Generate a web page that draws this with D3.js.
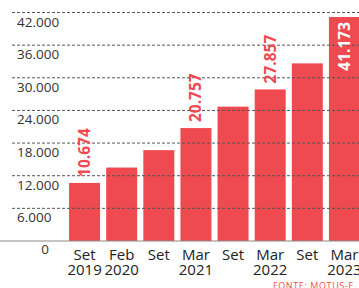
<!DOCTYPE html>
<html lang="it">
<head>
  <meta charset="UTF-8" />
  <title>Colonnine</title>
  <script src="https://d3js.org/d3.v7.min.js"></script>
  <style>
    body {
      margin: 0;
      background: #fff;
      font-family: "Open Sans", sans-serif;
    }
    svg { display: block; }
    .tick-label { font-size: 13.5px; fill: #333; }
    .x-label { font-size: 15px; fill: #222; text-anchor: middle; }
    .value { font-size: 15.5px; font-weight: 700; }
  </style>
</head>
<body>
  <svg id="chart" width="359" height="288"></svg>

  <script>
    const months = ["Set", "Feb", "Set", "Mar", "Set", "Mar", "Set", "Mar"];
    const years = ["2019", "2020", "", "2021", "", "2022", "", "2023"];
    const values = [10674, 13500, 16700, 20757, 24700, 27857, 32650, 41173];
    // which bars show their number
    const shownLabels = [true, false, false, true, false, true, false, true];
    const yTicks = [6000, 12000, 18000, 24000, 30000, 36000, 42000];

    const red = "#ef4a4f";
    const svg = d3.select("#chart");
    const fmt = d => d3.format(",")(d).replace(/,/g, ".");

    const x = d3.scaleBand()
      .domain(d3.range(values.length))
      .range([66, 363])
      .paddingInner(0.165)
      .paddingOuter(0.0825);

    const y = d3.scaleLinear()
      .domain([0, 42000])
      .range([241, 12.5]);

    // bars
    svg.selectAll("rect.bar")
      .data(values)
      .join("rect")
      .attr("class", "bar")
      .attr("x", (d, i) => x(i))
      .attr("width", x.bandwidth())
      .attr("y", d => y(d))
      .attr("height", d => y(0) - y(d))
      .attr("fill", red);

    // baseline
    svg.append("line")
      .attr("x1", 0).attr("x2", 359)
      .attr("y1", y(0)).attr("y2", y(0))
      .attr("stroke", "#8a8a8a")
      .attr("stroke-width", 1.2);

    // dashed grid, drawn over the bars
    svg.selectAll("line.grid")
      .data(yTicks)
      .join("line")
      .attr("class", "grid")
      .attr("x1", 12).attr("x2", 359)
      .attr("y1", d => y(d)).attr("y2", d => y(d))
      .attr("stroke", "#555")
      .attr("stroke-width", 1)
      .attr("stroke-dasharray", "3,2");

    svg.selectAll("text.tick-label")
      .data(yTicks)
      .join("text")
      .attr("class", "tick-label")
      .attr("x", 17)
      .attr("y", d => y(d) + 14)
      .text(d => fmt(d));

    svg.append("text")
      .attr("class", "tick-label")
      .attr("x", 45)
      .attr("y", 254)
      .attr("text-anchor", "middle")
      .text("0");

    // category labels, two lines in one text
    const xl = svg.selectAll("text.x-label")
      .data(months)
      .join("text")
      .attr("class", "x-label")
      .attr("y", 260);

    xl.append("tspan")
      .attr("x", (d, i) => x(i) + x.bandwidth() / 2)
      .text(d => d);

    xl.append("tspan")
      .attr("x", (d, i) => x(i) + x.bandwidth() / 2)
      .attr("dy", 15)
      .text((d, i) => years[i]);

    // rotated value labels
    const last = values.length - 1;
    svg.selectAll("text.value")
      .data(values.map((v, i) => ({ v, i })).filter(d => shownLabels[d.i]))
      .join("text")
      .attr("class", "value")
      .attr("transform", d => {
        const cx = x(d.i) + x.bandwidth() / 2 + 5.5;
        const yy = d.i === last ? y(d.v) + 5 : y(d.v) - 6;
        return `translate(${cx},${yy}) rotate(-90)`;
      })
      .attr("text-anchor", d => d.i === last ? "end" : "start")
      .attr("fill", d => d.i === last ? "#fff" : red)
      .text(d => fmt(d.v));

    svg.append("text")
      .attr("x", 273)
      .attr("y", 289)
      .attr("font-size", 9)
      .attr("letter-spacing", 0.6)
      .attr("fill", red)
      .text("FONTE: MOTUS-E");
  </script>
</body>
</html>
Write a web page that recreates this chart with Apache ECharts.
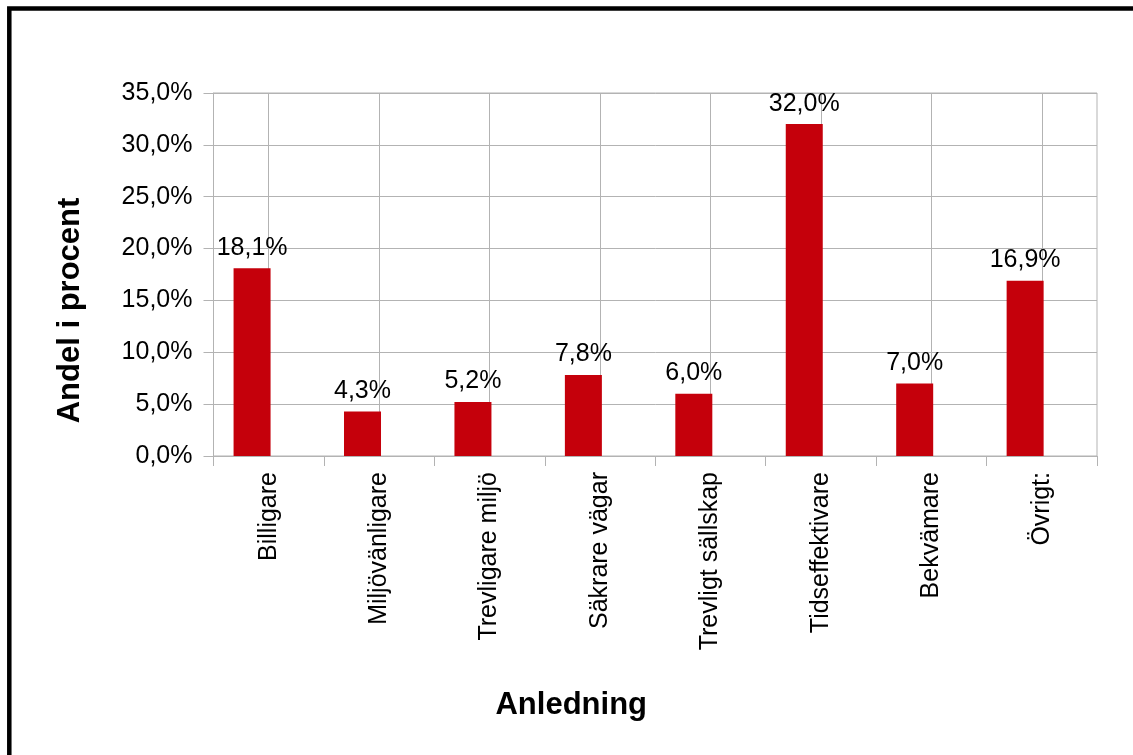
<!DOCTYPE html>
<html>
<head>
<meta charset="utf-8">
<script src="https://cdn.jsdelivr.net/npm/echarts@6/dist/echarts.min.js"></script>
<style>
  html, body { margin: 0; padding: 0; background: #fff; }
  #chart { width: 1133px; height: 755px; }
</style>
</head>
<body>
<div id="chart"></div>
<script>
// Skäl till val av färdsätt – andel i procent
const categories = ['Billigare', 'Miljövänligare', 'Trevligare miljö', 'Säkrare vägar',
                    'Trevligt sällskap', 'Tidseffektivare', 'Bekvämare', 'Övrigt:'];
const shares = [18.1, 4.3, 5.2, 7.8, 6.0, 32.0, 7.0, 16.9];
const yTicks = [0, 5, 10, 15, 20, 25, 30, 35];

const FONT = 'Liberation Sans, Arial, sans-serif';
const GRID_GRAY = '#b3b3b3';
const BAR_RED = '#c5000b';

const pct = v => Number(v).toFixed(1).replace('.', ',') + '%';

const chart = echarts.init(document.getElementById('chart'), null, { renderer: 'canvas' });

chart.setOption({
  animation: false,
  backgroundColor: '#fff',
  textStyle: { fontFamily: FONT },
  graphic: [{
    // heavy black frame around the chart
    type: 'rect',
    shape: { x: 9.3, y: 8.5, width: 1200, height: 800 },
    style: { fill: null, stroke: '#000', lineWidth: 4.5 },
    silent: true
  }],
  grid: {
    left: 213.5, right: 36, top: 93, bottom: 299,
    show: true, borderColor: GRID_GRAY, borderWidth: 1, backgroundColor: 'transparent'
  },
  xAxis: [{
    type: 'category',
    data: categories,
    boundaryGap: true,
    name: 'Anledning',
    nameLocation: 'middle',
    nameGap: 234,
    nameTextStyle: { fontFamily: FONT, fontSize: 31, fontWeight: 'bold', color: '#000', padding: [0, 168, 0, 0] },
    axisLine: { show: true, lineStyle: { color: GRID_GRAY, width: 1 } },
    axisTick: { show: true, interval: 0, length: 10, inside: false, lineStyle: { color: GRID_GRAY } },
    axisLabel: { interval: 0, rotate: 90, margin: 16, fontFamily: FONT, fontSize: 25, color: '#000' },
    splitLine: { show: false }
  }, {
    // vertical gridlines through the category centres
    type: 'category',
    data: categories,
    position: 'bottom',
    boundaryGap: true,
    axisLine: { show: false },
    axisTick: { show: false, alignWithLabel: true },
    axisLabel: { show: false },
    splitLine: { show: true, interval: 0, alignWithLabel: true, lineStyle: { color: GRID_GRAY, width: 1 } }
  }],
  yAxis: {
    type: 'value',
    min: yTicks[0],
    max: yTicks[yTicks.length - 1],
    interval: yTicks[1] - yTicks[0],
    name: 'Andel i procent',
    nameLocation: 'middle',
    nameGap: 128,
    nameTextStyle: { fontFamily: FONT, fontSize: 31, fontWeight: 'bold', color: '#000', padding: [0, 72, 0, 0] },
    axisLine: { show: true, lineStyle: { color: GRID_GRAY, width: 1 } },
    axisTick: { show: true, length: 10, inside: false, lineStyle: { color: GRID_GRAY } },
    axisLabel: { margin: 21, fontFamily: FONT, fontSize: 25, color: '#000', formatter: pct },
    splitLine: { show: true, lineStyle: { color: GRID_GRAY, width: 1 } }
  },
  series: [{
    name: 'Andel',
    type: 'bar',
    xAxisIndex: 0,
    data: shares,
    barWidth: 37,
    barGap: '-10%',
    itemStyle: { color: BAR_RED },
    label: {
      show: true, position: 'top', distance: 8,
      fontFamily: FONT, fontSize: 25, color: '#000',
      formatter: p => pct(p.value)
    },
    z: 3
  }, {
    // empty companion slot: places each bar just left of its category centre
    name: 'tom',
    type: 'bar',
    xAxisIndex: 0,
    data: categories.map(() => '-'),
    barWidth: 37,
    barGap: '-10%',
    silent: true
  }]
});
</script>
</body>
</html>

◆ **GIVEN EXERCISE**: Copy exactly the lines from the first line of the records above through the line with "const fmt = d", both included, and nothing else. Pictures stay out.

◆ **FULL ANSWER**:
Generate a web page that draws this with D3.js.
<!DOCTYPE html>
<html lang="it">
<head>
  <meta charset="UTF-8" />
  <title>Colonnine</title>
  <script src="https://d3js.org/d3.v7.min.js"></script>
  <style>
    body {
      margin: 0;
      background: #fff;
      font-family: "Open Sans", sans-serif;
    }
    svg { display: block; }
    .tick-label { font-size: 13.5px; fill: #333; }
    .x-label { font-size: 15px; fill: #222; text-anchor: middle; }
    .value { font-size: 15.5px; font-weight: 700; }
  </style>
</head>
<body>
  <svg id="chart" width="359" height="288"></svg>

  <script>
    const months = ["Set", "Feb", "Set", "Mar", "Set", "Mar", "Set", "Mar"];
    const years = ["2019", "2020", "", "2021", "", "2022", "", "2023"];
    const values = [10674, 13500, 16700, 20757, 24700, 27857, 32650, 41173];
    // which bars show their number
    const shownLabels = [true, false, false, true, false, true, false, true];
    const yTicks = [6000, 12000, 18000, 24000, 30000, 36000, 42000];

    const red = "#ef4a4f";
    const svg = d3.select("#chart");
    const fmt = d => d3.format(",")(d).replace(/,/g, ".");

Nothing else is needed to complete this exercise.